Cryptocurrency exchange Crypto.com announced Thursday that Citadel Securities, a major global market maker, has poured $400 million into the company through its first-ever institutional investment round, placing Crypto.com’s total valuation at $20 billion.
Over the past year, banks, exchanges, and asset managers have been rapidly closing the gap between conventional financial systems and digital currencies, rushing to establish footholds in crypto markets.
Clearer regulations, surging demand from institutional players, and the growing use of tokenized assets have pushed major financial players to put money into infrastructure covering stablecoins, asset custody, trading platforms, and blockchain-based settlement systems.
Founded by billionaire Ken Griffin, Citadel Securities operates as a top-tier global market maker, supplying liquidity across various asset classes and helping keep financial markets running smoothly and efficiently.
Jim Esposito, president of Citadel Securities, commented on the move: “The convergence of traditional financial markets and digital asset infrastructure is an exciting evolution with the potential to further improve market efficiency.”
The crypto industry, which was once avoided by many large institutional investors following a string of notable failures, has managed a striking turnaround in recent times.
Crypto.com CEO Kris Marszalek expressed optimism about the road ahead, saying, “The size of the opportunity in front of us is staggering, as crypto increasingly becomes the rails for finance.”
Crypto.com said the newly raised funds are expected to speed up its growth into additional asset categories, including tokenized securities and derivatives products.

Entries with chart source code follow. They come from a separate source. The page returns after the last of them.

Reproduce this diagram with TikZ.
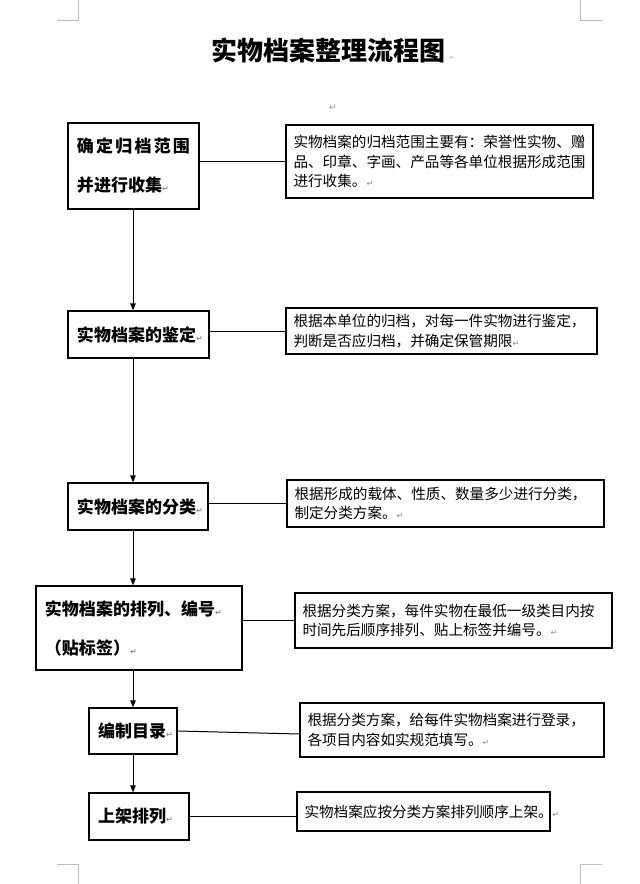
\documentclass[tikz,border=0pt]{standalone}
\usepackage{fontspec}
\newfontfamily\cjk{Noto Sans CJK SC}
\newfontfamily\djv{DejaVu Sans}
\usetikzlibrary{arrows.meta}
\definecolor{pmgray}{HTML}{8C8C8C}
\definecolor{cornergray}{HTML}{BDBDBD}
\newcommand\parmk[1][8bp]{{\djv\fontsize{#1}{#1}\selectfont\textcolor{pmgray}{↵}}}
\begin{document}
\begin{tikzpicture}[x=1bp,y=-1bp,
  lbox/.style={draw=black, line width=1.3bp, inner xsep=9bp, inner ysep=0pt, align=left,
    font=\cjk\bfseries\fontsize{17bp}{39bp}\selectfont},
  tbox/.style={draw=black, line width=1.3bp, inner xsep=7.5bp, inner ysep=0pt, align=left,
    font=\cjk\fontsize{14.6bp}{19.5bp}\selectfont},
  conn/.style={line width=1bp},
  arr/.style={line width=1bp, -{Triangle[length=7bp,width=5.5bp]}},
  corner/.style={draw=cornergray, line width=1bp}]
\useasboundingbox (0,0) rectangle (640,884);
% corner marks
\draw[corner] (57,20) -- (78,20) -- (78,0);
\draw[corner] (580,0) -- (580,20) -- (602,20);
\draw[corner] (57,864) -- (78,864) -- (78,884);
\draw[corner] (580,884) -- (580,864) -- (602,864);
% title
\node[font=\cjk\bfseries\fontsize{26bp}{26bp}\selectfont] (title) at (328,50) {实物档案整理流程图};
\node[inner sep=0pt] (tmark) at (452,58) {\parmk[5bp]};
\node[inner sep=0pt] (pm) at (333,108) {\parmk[9bp]};
% left boxes
\node[lbox, text width=113bp, minimum height=86bp] (b1) at (133.5,166)
  {确\kern2.2bp 定\kern2.2bp 归\kern2.2bp 档\kern2.2bp 范\kern2.2bp 围\\并进行收集\parmk};
\node[lbox, text width=123bp, minimum height=47bp] (b2) at (138.5,334.5) {实物档案的鉴定\parmk};
\node[lbox, text width=122bp, minimum height=47bp] (b3) at (138,506.5) {实物档案的分类\parmk};
\node[lbox, text width=188bp, minimum height=84bp] (b4) at (139,628)
  {实物档案的排列、编号\parmk\\（贴标签）\parmk};
\node[lbox, text width=70bp, minimum height=46bp] (b5) at (133,731) {编制目录\parmk};
\node[lbox, text width=82bp, minimum height=47bp] (b6) at (139,816.5) {上架排列\parmk};
% text boxes
\node[tbox, text width=292bp, minimum height=73bp] (t1) at (439.5,161.5)
  {实物档案的归档范围主要有：荣誉性实物、赠\\品、印章、字画、产品等各单位根据形成范围\\进行收集。\parmk};
\node[tbox, text width=296bp, minimum height=46bp] (t2) at (441.5,331)
  {根据本单位的归档，对每一件实物进行鉴定，\\判断是否应归档，并确定保管期限\parmk};
\node[tbox, text width=302bp, minimum height=47bp] (t3) at (445.5,503.5)
  {根据形成的载体、性质、数量多少进行分类，\\制定分类方案。\parmk};
\node[tbox, text width=302bp, minimum height=55bp] (t4) at (453.5,620.5)
  {根据分类方案，每件实物在最低一级类目内按\\时间先后顺序排列、贴上标签并编号。\parmk};
\node[tbox, text width=289bp, minimum height=54bp] (t5) at (452,730)
  {根据分类方案，给每件实物档案进行登录，\\各项目内容如实规范填写。\parmk};
\node[tbox, text width=238bp, minimum height=39bp] (t6) at (423.5,811.5)
  {实物档案应按分类方案排列顺序上架。\parmk};
% connectors
\draw[conn] (t1.west) -- (t1.west -| b1.east);
\draw[conn] (t2.west) -- (t2.west -| b2.east);
\draw[conn] (t3.west) -- (t3.west -| b3.east);
\draw[conn] (t4.west) -- (t4.west -| b4.east);
\draw[conn] (b5.east) -- ([yshift=-4bp]t5.west);
\draw[conn] (b6.east) -- (b6.east -| t6.west);
% arrows
\coordinate (ax) at (133,0);
\draw[arr] (b1.south -| ax) -- (b2.north -| ax);
\draw[arr] (b2.south -| ax) -- (b3.north -| ax);
\draw[arr] (b3.south -| ax) -- (b4.north -| ax);
\draw[arr] (b4.south -| ax) -- (b5.north -| ax);
\draw[arr] (b5.south -| ax) -- (b6.north -| ax);
\end{tikzpicture}
\end{document}
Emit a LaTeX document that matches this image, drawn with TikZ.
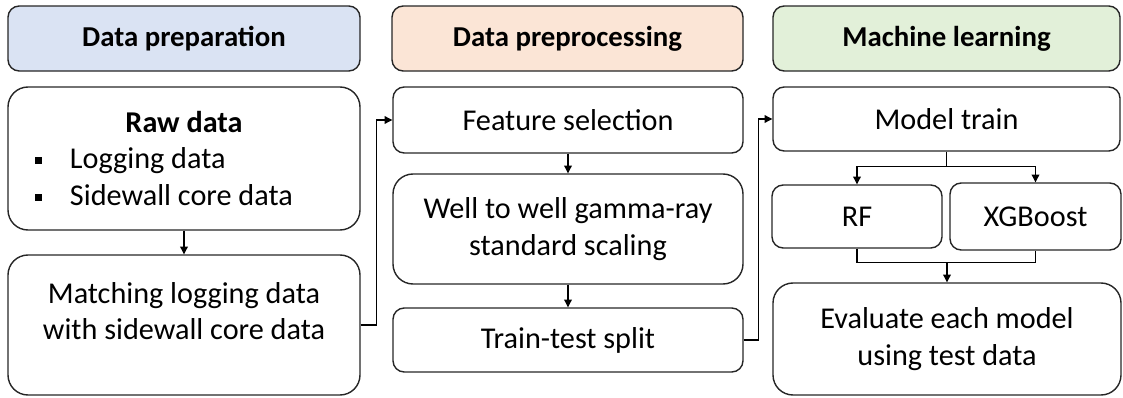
\documentclass[tikz,border=0pt]{standalone}
\usepackage{fontspec}
\setmainfont{Carlito}
\usetikzlibrary{positioning,calc,arrows.meta}
\definecolor{prepblue}{HTML}{DAE3F3}
\definecolor{procorange}{HTML}{FBE5D6}
\definecolor{mlgreen}{HTML}{E2F0D9}
\tikzset{
	header/.style={rectangle, rounded corners=0.28cm, draw=black!85, line width=1pt, minimum width=8.8cm, minimum height=1.625cm, inner sep=2pt, font=\fontsize{20.5}{25}\selectfont\bfseries},
	smallbox/.style={rectangle, rounded corners=0.28cm, draw=black!85, line width=1pt, minimum width=8.75cm, minimum height=1.6cm, inner sep=2pt, align=center, font=\fontsize{21.5}{26}\selectfont},
	bigbox/.style={smallbox, rounded corners=0.5cm},
	arrow/.style={-{Triangle[length=5.5pt,width=5.5pt]}, line width=0.75pt}
}

\begin{document}
\begin{tikzpicture}
			\useasboundingbox (0,0) rectangle (28.075,-9.925);
			% column headers
			\node[header, fill=prepblue] (prep) at (4.6,-0.9625) {Data preparation};
			\node[header, fill=procorange, minimum width=8.775cm] (proc) at (14.1875,-0.9625) {Data preprocessing};
			\node[header, fill=mlgreen, minimum width=8.675cm] (ml) at (23.6625,-0.9625) {Machine learning};
			
			% data preparation
			\node[bigbox, minimum width=8.8cm, minimum height=3.575cm, inner xsep=0pt, text width=8.8cm, align=flush left] (raw) at (4.6,-3.9625)
				{\makebox[8.8cm]{\bfseries Raw data}\\
				 \hspace*{0.675cm}\raisebox{0.125cm}{\rule{0.175cm}{0.175cm}}\hspace{0.7cm}Logging data\\
				 \hspace*{0.675cm}\raisebox{0.125cm}{\rule{0.175cm}{0.175cm}}\hspace{0.7cm}Sidewall core data};
			\node[bigbox, minimum width=8.8cm, minimum height=3.5cm, text depth=0.7cm] (match) at (4.6,-8.125)
				{Matching logging data\\with sidewall core data};
			
			% data preprocessing
			\node[smallbox, minimum height=1.65cm] (feat) at (14.2,-3.0) {Feature selection};
			\node[bigbox, minimum width=8.75cm, minimum height=2.75cm] (well) at (14.2,-5.725) {Well to well gamma-ray\\standard scaling};
			\node[smallbox] (split) at (14.2,-8.5) {Train-test split};
			
			% machine learning
			\node[smallbox, minimum width=8.675cm] (model) at (23.6625,-2.975) {Model train};
			\node[smallbox, minimum width=4.25cm, minimum height=1.575cm] (rf) at (21.425,-5.4125) {RF};
			\node[smallbox, minimum width=4.275cm, minimum height=1.675cm] (xgb) at (25.8875,-5.4125) {XGBoost};
			\node[bigbox, minimum width=8.7cm, minimum height=2.8cm] (eval) at (23.675,-8.475) {Evaluate each model\\using test data};
			
			% arrows
			\coordinate (mt) at ($(model.south)+(0,-0.375)$);
			\coordinate (mj) at ($(eval.north)+(0,0.5)$);
			\draw[arrow] (raw) -- (match);
			\draw[arrow] (match.east) -- ++(0.4,0) |- (feat.west);
			\draw[arrow] (feat) -- (well);
			\draw[arrow] (well) -- (split);
			\draw[arrow] (split.east) -- ++(0.375,0) |- (model.west);
			\draw[line width=0.75pt] (model.south) -- (mt);
			\draw[arrow] (mt) -| (rf.north);
			\draw[arrow] (mt) -| (xgb.north);
			\draw[line width=0.75pt] (rf.south) |- (mj) -| (xgb.south);
			\draw[arrow] (mj) -- (eval);
		\end{tikzpicture}
\end{document}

A number of dedicated crypto firms have been expanding their offerings beyond digital assets in recent months, part of a wider effort to evolve into full-service financial platforms. Competitor Coinbase, for example, rolled out stock trading last year.
Despite the industry’s momentum, price swings remain a significant obstacle to wider adoption. Bitcoin, often viewed as a gauge of overall investor confidence in crypto, has dropped nearly 27% so far this year as economic uncertainty and global tensions pushed investors toward safer assets.
The total crypto market is currently valued at roughly $2.3 trillion, according to data from CoinGecko. Top executives in the sector maintain that the recent dip in prices does not point to any underlying weakness in the industry’s fundamentals.